The International Energy Agency (IEA) released its Annual World Energy Outlook this week with the headline that the U.S. could become a net exporter of natural gas by 2020 and essentially energy independent by 2035.
This transformation is a direct result of the private-sector innovation and investments to develop new oil and gas extraction techniques such as horizontal drilling and hydraulic fracturing, which is allowing for a massive expansion of gas and oil recovery.
Given the strong safety record of these techniques and the massive economic potential they provide, it is regrettable that the Obama Administration continues to create barriers to expansion when the opportunity arises.
The most recent effort is the Interior Department’s November 9 announcement that it would keep 1.6 million acres of land in the American West off-limits to energy production.
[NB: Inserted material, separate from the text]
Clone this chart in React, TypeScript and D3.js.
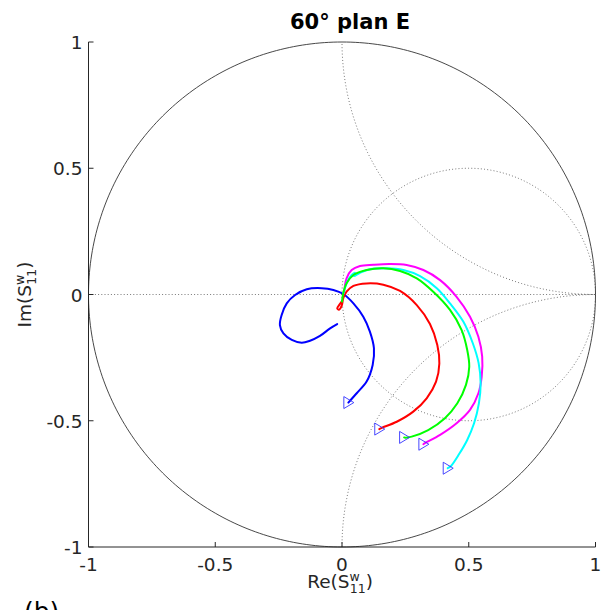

The plan limits oil shale research and development to 677,000 acres in Colorado, Utah, and Wyoming and oil sands R&D on 130,000 acres in Utah.
The problem is that these are precisely the types of barriers that will prevent the U.S. from maximizing its energy potential and meeting or exceeding the IEA’s energy projections. While R&D activities are imperative, there is no good reason to artificially limit energy production to those activities.
The ostensible excuse for the limits is environmental protection. But the fact is that energy companies would have to follow strict local, state, and federal environmental guidelines no matter what they do. If they can’t produce the energy safely, they won’t be allowed. That is why they put so much effort into developing extraction methods that protect human health and safety.
Instead of putting limits on energy development, the Obama Administration should build on what has worked over the past four years. The IEA makes this quite clear. It says that the promise of energy independence comes from oil and gas expansion. This expansion has occurred predominantly on state and private lands that that do not fall under federal regulatory jurisdiction and are instead regulated by states.
President Obama should recognize the incentives that states have to protect their environment while developing their resources—and the success that approach has yielded—by expanding state-based energy permitting.
Doing so gives the U.S. an opportunity to meet the IEA’s projections. Making 1.6 million acres of federal land off-limits to energy development does not.